* **The problem**: Without any pictures, restate the lines from the one containing "Write a web" to the one containing "95.92, 97.96, 100];", word for word, ends included.

* **Supplied information**:
* * *

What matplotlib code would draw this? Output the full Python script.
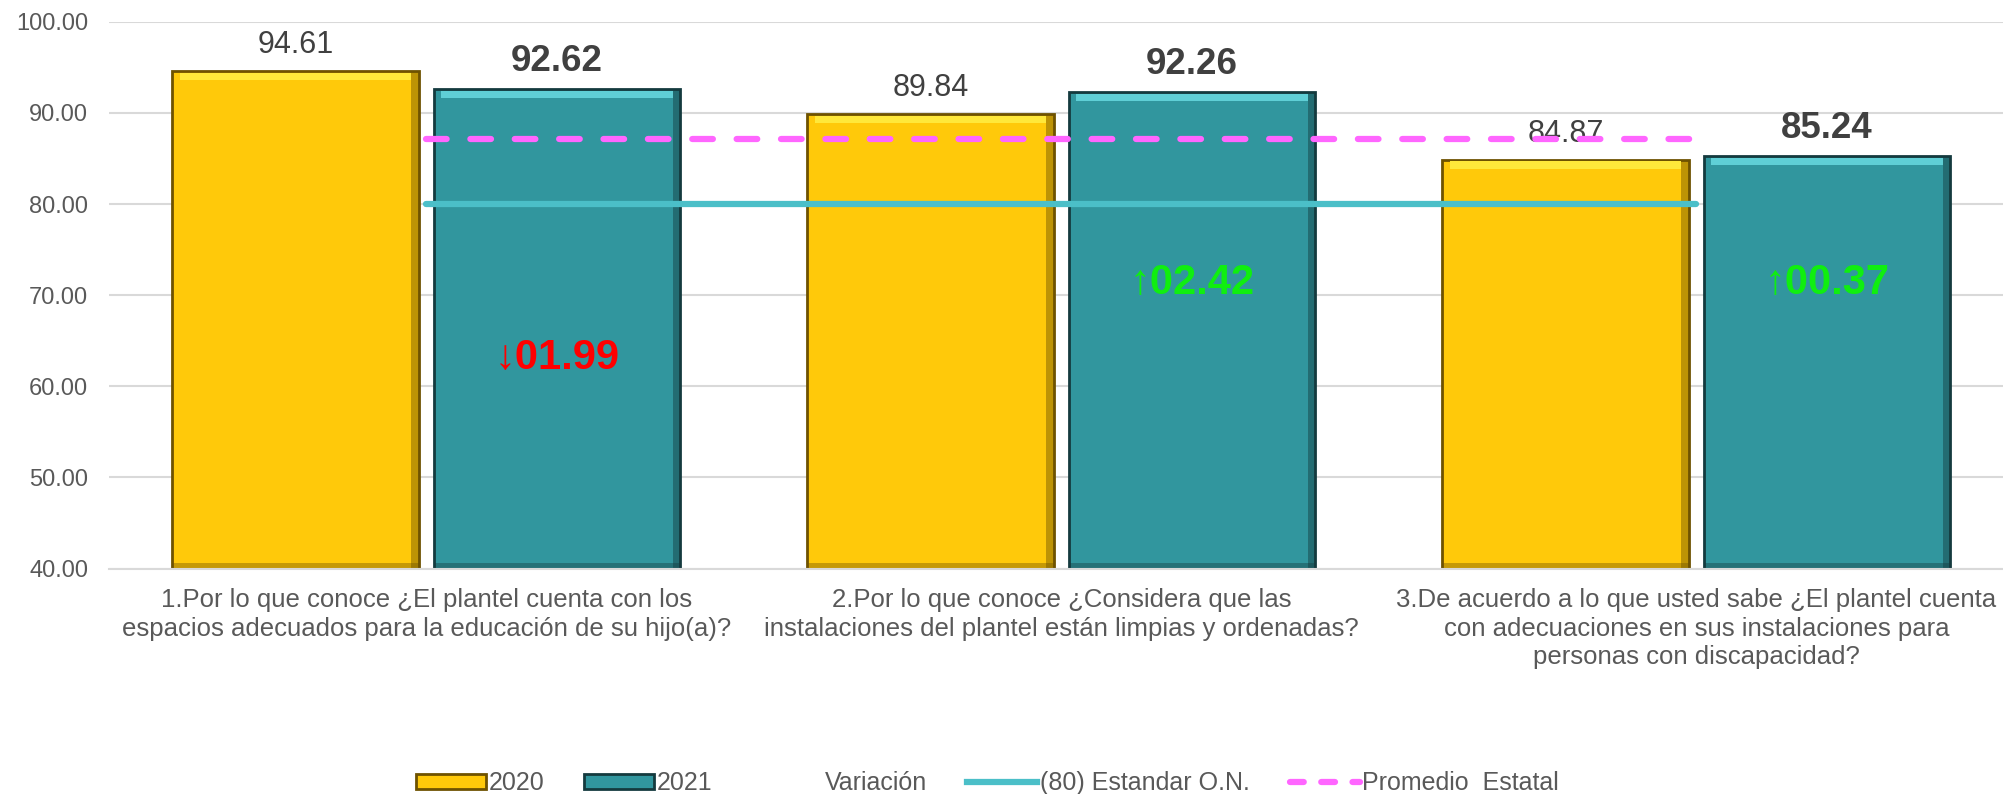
import matplotlib
matplotlib.use("Agg")
import matplotlib.pyplot as plt
from matplotlib.lines import Line2D
from matplotlib.patches import Patch
import numpy as np

plt.rcParams['font.family'] = ['Liberation Sans', 'DejaVu Sans']

categories = ["1.Por lo que conoce ¿El plantel cuenta con los\nespacios adecuados para la educación de su hijo(a)?",
              "2.Por lo que conoce ¿Considera que las\ninstalaciones del plantel están limpias y ordenadas?",
              "3.De acuerdo a lo que usted sabe ¿El plantel cuenta\ncon adecuaciones en sus instalaciones para\npersonas con discapacidad?"]
values2020 = [94.61, 89.84, 84.87]
values2021 = [92.62, 92.26, 85.24]
variacion = [-1.99, 2.42, 0.37]
variacionY = [63.1, 71.3, 71.3]   # height where the variation label sits
estandar = [80, 80, 80]
promedio = [87.1, 87.1, 87.1]

gray = '#595959'
gold = '#FFC90A'
goldLight = '#FFE83A'
goldEdge = '#6E5200'
teal = '#31969E'
tealLight = '#5FCFD6'
tealEdge = '#143A3E'

fig = plt.figure(figsize=(20.03, 7.94), dpi=100)
ax = fig.add_axes([0.0544, 0.284, 0.9456, 0.6886])

x = np.arange(len(categories))
w = 0.388
off = 0.206
base = 40

def bevelBars(xs, vals, face, light, edge):
	vals = np.array(vals)
	ax.bar(xs, vals - base, w, bottom=base, color=face, edgecolor=edge, linewidth=2, zorder=2)
	# top highlight and dark side/bottom strips to imitate the bevel
	ax.bar(xs, 0.8, w * 0.94, bottom=vals - 1.0, color=light, linewidth=0, zorder=2.1)
	ax.bar(xs + w / 2 - 0.006, vals - base, 0.012, bottom=base, color=edge, linewidth=0, alpha=0.45, zorder=2.1)
	ax.bar(xs, 0.6, w, bottom=base, color=edge, linewidth=0, alpha=0.4, zorder=2.1)

bevelBars(x - off, values2020, gold, goldLight, goldEdge)
bevelBars(x + off, values2021, teal, tealLight, tealEdge)

for i in range(len(x)):
	ax.annotate("%.2f" % values2020[i], (x[i] - off, values2020[i]), xytext=(0, 13), textcoords='offset points',
		ha='center', va='baseline', fontsize=22, color='#404040')
	ax.annotate("%.2f" % values2021[i], (x[i] + off, values2021[i]), xytext=(0, 13), textcoords='offset points',
		ha='center', va='baseline', fontsize=26.5, color='#404040', fontweight='bold')
	v = variacion[i]
	if v < 0:
		arrow = u"\u2193"
		col = '#FF0000'
	else:
		arrow = u"\u2191"
		col = '#10EE10'
	ax.text(x[i] + off, variacionY[i], arrow + "%05.2f" % abs(v), ha='center', va='center', fontsize=30,
		color=col, fontweight='bold', zorder=5)

ax.plot(x, estandar, color='#4BBFC8', linewidth=4.5, zorder=4, solid_capstyle='round')
ax.plot(x, promedio, color='#FF66FF', linewidth=4.5, linestyle=(0, (3.3, 3.8)), zorder=4, dash_capstyle='round')

ax.set_ylim(40, 100)
ax.set_xlim(-0.5, 2.483)
ax.set_yticks(np.arange(40, 101, 10))
ax.set_yticklabels(["%.2f" % t for t in np.arange(40, 101, 10)])
ax.set_xticks(x)
ax.set_xticklabels(categories, fontsize=18.5, color=gray, linespacing=1.25)
ax.tick_params(axis='y', labelsize=17, labelcolor=gray, length=0, pad=15)
ax.tick_params(axis='x', length=0, pad=14)
ax.grid(axis='y', color='#D9D9D9', linewidth=1.5, zorder=0)
ax.set_axisbelow(True)
for s in ['top', 'right', 'left']:
	ax.spines[s].set_visible(False)
ax.spines['bottom'].set_color('#D9D9D9')
ax.spines['bottom'].set_linewidth(1.5)

handles = [Patch(facecolor=gold, edgecolor=goldEdge, linewidth=2),
	Patch(facecolor=teal, edgecolor=tealEdge, linewidth=2),
	Line2D([], [], color='none'),
	Line2D([], [], color='#4BBFC8', linewidth=4.5),
	Line2D([], [], color='#FF66FF', linewidth=4.5, linestyle=(0, (2.2, 2.8)), dash_capstyle='round')]
labels = ['2020', '2021', 'Variación', '(80) Estandar O.N.', 'Promedio  Estatal']
fig.legend(handles, labels, loc='lower center', bbox_to_anchor=(0.493, -0.03), ncol=5, frameon=False,
	fontsize=18, labelcolor=gray, handlelength=2.8, handletextpad=0.1, columnspacing=1.6, handleheight=0.5)

plt.savefig("out.png", dpi=100)
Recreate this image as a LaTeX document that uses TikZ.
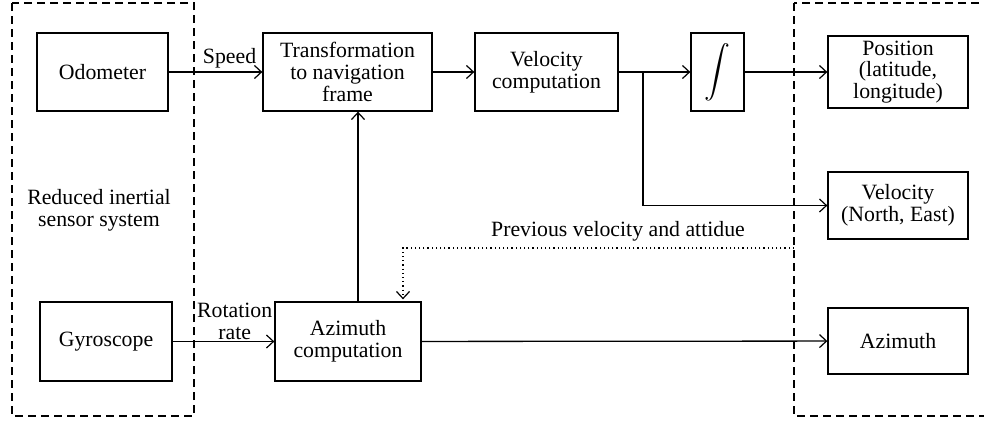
\documentclass[tikz,border=0pt]{standalone}
\usepackage{amsmath}
\usepackage{graphicx}
\usepackage{fontspec}
\setmainfont{Liberation Serif}
\usepackage{tikz}
\usetikzlibrary{arrows.meta}
\usetikzlibrary{positioning}

\begin{document}
\begin{tikzpicture}[x=1pt,y=-1pt,line width=1.3pt,
	>={Straight Barb[length=7pt,width=13pt,line width=1.2pt]},
	font=\fontsize{21.8}{21.8}\selectfont]
	\useasboundingbox (0,0) rectangle (984,421);

	% dashed groups
	\draw[dash pattern=on 8pt off 5pt] (12,3) rectangle (194,416);
	\draw[dash pattern=on 8pt off 5pt] (794,3) rectangle (1000,416);
	\node[align=center] (ris) at (99,210) {Reduced inertial\\sensor system};

	\begin{scope}[every node/.style={draw, align=center, inner sep=2pt}]
		\node[minimum width=131, minimum height=78] (odo) at (102.5,72) {Odometer};
		\node[minimum width=132, minimum height=79] (gyro) at (106,341.5) {Gyroscope};
		\node[minimum width=169, minimum height=78] (trans) at (347.5,72) {Transformation\\to navigation\\frame};
		\node[minimum width=146, minimum height=79] (azc) at (348,341.5) {Azimuth\\computation};
		\node[minimum width=143, minimum height=78] (velc) at (546.5,72) {Velocity\\computation};
		\node[minimum width=53, minimum height=78] (integ) at (717.5,72) {\scalebox{1.25}{$\displaystyle\int$}};
		\node[minimum width=140, minimum height=72] (pos) at (898,72) {Position\\(latitude,\\longitude)};
		\node[minimum width=140, minimum height=67] (vel) at (898,205.5) {Velocity\\(North, East)};
		\node[minimum width=140, minimum height=66] (azo) at (898,341) {Azimuth};
	\end{scope}

	\coordinate (br) at (643,72);
	\coordinate (fb) at (794,248);

	\begin{scope}[every node/.style={inner sep=3pt}]
		\draw[->] (odo) -- node[above, pos=0.65] (spd) {Speed} (trans);
		\draw[->] (gyro) -- node[above, pos=0.61, align=center, inner sep=1pt] (rot) {Rotation\\rate} (azc);
		\draw[->] (trans) -- (velc);
		\draw (velc) -- (br);
		\draw[->] (br) -- (integ);
		\draw[->] (br) |- (vel.west);
		\draw[->] (integ) -- (pos);
		\draw[->] (azc) -- (azo);
		\draw[->] ([xshift=10]azc.north) -- ([xshift=10]azc.north |- trans.south);
		\draw[->, dash pattern=on 1.2pt off 3pt, shorten >=2pt] (fb) -| ([xshift=55]azc.north);
		\node (prev) at (618,231) {Previous velocity and attidue};
	\end{scope}
\end{tikzpicture}
\end{document}
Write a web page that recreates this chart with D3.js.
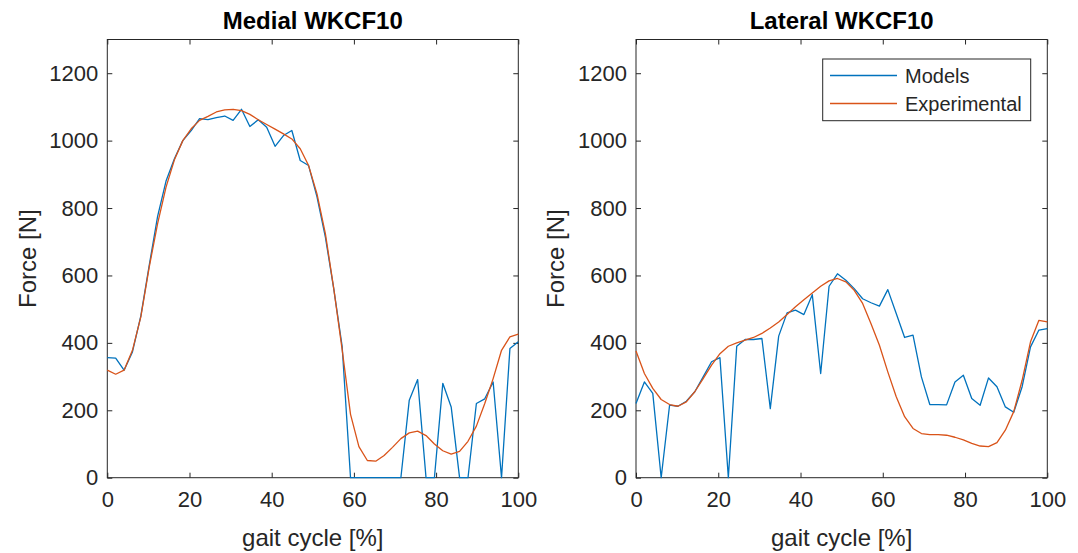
<!DOCTYPE html>
<html><head><meta charset="utf-8">
<script src="https://cdn.jsdelivr.net/npm/d3@7"></script>
<style>
body{margin:0;background:#fff}
svg{display:block}
text{font-family:"Liberation Sans",Arial,Helvetica,sans-serif}
</style>
</head><body>
<svg id="c" width="1078" height="553"></svg>
<script>
// gait cycle samples [%]
const gait = [0, 2.04, 4.08, 6.12, 8.16, 10.2, 12.24, 14.29, 16.33, 18.37, 20.41, 22.45, 24.49, 26.53, 28.57, 30.61, 32.65, 34.69, 36.73, 38.78, 40.82, 42.86, 44.9, 46.94, 48.98, 51.02, 53.06, 55.1, 57.14, 59.18, 61.22, 63.27, 65.31, 67.35, 69.39, 71.43, 73.47, 75.51, 77.55, 79.59, 81.63, 83.67, 85.71, 87.76, 89.8, 91.84, 93.88, 95.92, 97.96, 100];

const xTicks = [0, 20, 40, 60, 80, 100];
const yTicks = [0, 200, 400, 600, 800, 1000, 1200];

const medialModels = [356, 355, 319, 373, 480, 630, 775, 880, 946, 1000, 1030, 1065, 1062, 1068, 1073, 1060, 1093, 1042, 1062, 1040, 983, 1015, 1030, 941, 926, 833, 714, 560, 390, 0, 0, 0, 0, 0, 0, 0, 230, 291, 0, 0, 280, 210, 0, 0, 220, 234, 284, 0, 383, 403];
const medialExp = [319, 307, 319, 378, 477, 625, 754, 862, 943, 1000, 1035, 1060, 1072, 1085, 1091, 1093, 1089, 1078, 1062, 1048, 1034, 1020, 1005, 976, 926, 842, 724, 561, 380, 188, 92, 51, 49, 66, 90, 116, 133, 138, 125, 100, 80, 70, 78, 108, 153, 220, 294, 378, 418, 426];

const lateralModels = [220, 284, 250, 0, 215, 212, 227, 255, 299, 344, 356, 0, 390, 410, 410, 413, 205, 420, 489, 497, 484, 543, 309, 568, 605, 586, 561, 531, 519, 509, 558, 487, 416, 423, 299, 217, 217, 216, 284, 304, 235, 215, 296, 270, 210, 194, 270, 388, 438, 442];
const lateralExp = [376, 309, 265, 232, 217, 212, 225, 255, 294, 334, 368, 390, 400, 408, 416, 428, 444, 462, 484, 507, 528, 548, 568, 584, 591, 581, 556, 517, 457, 393, 314, 240, 181, 146, 131, 128, 128, 126, 120, 112, 102, 94, 92, 104, 141, 196, 289, 403, 467, 462];

const titles = ["Medial WKCF10", "Lateral WKCF10"];
const seriesNames = ["Models", "Experimental"];
const xLabel = "gait cycle [%]";
const yLabel = "Force [N]";

const colors = ["#0072BD", "#D95319"];
const axisColor = "#262626";

const svg = d3.select("#c");
const plotTop = 39.5, plotBottom = 477.7;
const panels = [
  {title: titles[0], left: 107.3, right: 518.3, models: medialModels, exp: medialExp, legend: false},
  {title: titles[1], left: 636, right: 1047.3, models: lateralModels, exp: lateralExp, legend: true}
];

panels.forEach(p => {
  const x = d3.scaleLinear().domain([0, 100]).range([p.left, p.right]);
  const y = d3.scaleLinear().domain([0, 1300]).range([plotBottom, plotTop]);
  const g = svg.append("g");

  const styleAxis = sel => {
    sel.select(".domain").remove();
    sel.selectAll(".tick line").attr("stroke", axisColor).attr("stroke-width", 1);
    sel.selectAll(".tick text").attr("fill", axisColor).style("font-size", "22px");
  };
  g.append("g").attr("transform", `translate(0,${plotBottom})`)
    .call(d3.axisBottom(x).tickValues(xTicks).tickSize(-5).tickPadding(14).tickFormat(d3.format("d")))
    .call(styleAxis);
  g.append("g").attr("transform", `translate(0,${plotTop})`)
    .call(d3.axisTop(x).tickValues(xTicks).tickSize(-5).tickFormat(""))
    .call(styleAxis);
  g.append("g").attr("transform", `translate(${p.left},0)`)
    .call(d3.axisLeft(y).tickValues(yTicks).tickSize(-5).tickPadding(9).tickFormat(d3.format("d")))
    .call(styleAxis);
  g.append("g").attr("transform", `translate(${p.right},0)`)
    .call(d3.axisRight(y).tickValues(yTicks).tickSize(-5).tickFormat(""))
    .call(styleAxis);

  g.append("rect").attr("x", p.left).attr("y", plotTop)
    .attr("width", p.right - p.left).attr("height", plotBottom - plotTop)
    .attr("fill", "none").attr("stroke", axisColor).attr("stroke-width", 1);

  const line = d3.line().x((d, i) => x(gait[i])).y(d => y(d));
  [p.models, p.exp].forEach((s, k) => {
    g.append("path").datum(s).attr("d", line)
      .attr("fill", "none").attr("stroke", colors[k]).attr("stroke-width", 1.3)
      .attr("stroke-linejoin", "round");
  });

  g.append("text").attr("x", (p.left + p.right) / 2).attr("y", 29)
    .attr("text-anchor", "middle").style("font-size", "24px").style("font-weight", "bold")
    .attr("fill", "#000").text(p.title);

  g.append("text").attr("x", (p.left + p.right) / 2).attr("y", 546)
    .attr("text-anchor", "middle").style("font-size", "24px").attr("fill", axisColor).text(xLabel);
  g.append("text").attr("transform", `translate(${p.left - 80},${(plotTop + plotBottom) / 2}) rotate(-90)`)
    .attr("text-anchor", "middle").attr("dy", "0.35em").style("font-size", "24px")
    .attr("fill", axisColor).text(yLabel);

  if (p.legend) {
    const lg = g.append("g");
    lg.append("rect").attr("x", 822.7).attr("y", 59).attr("width", 208).attr("height", 61.7)
      .attr("fill", "#fff").attr("stroke", axisColor).attr("stroke-width", 1);
    seriesNames.forEach((n, k) => {
      const yy = 75.5 + k * 28;
      lg.append("line").attr("x1", 830).attr("x2", 897).attr("y1", yy).attr("y2", yy)
        .attr("stroke", colors[k]).attr("stroke-width", 1.4);
      lg.append("text").attr("x", 905).attr("y", yy).attr("dy", "0.35em")
        .style("font-size", "20px").attr("fill", axisColor).text(n);
    });
  }
});
</script>
</body></html>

* * *

* **Finished exercise**:
Write a web page that recreates this chart with D3.js.
<!DOCTYPE html>
<html><head><meta charset="utf-8">
<script src="https://cdn.jsdelivr.net/npm/d3@7"></script>
<style>
body{margin:0;background:#fff}
svg{display:block}
text{font-family:"Liberation Sans",Arial,Helvetica,sans-serif}
</style>
</head><body>
<svg id="c" width="1078" height="553"></svg>
<script>
// gait cycle samples [%]
const gait = [0, 2.04, 4.08, 6.12, 8.16, 10.2, 12.24, 14.29, 16.33, 18.37, 20.41, 22.45, 24.49, 26.53, 28.57, 30.61, 32.65, 34.69, 36.73, 38.78, 40.82, 42.86, 44.9, 46.94, 48.98, 51.02, 53.06, 55.1, 57.14, 59.18, 61.22, 63.27, 65.31, 67.35, 69.39, 71.43, 73.47, 75.51, 77.55, 79.59, 81.63, 83.67, 85.71, 87.76, 89.8, 91.84, 93.88, 95.92, 97.96, 100];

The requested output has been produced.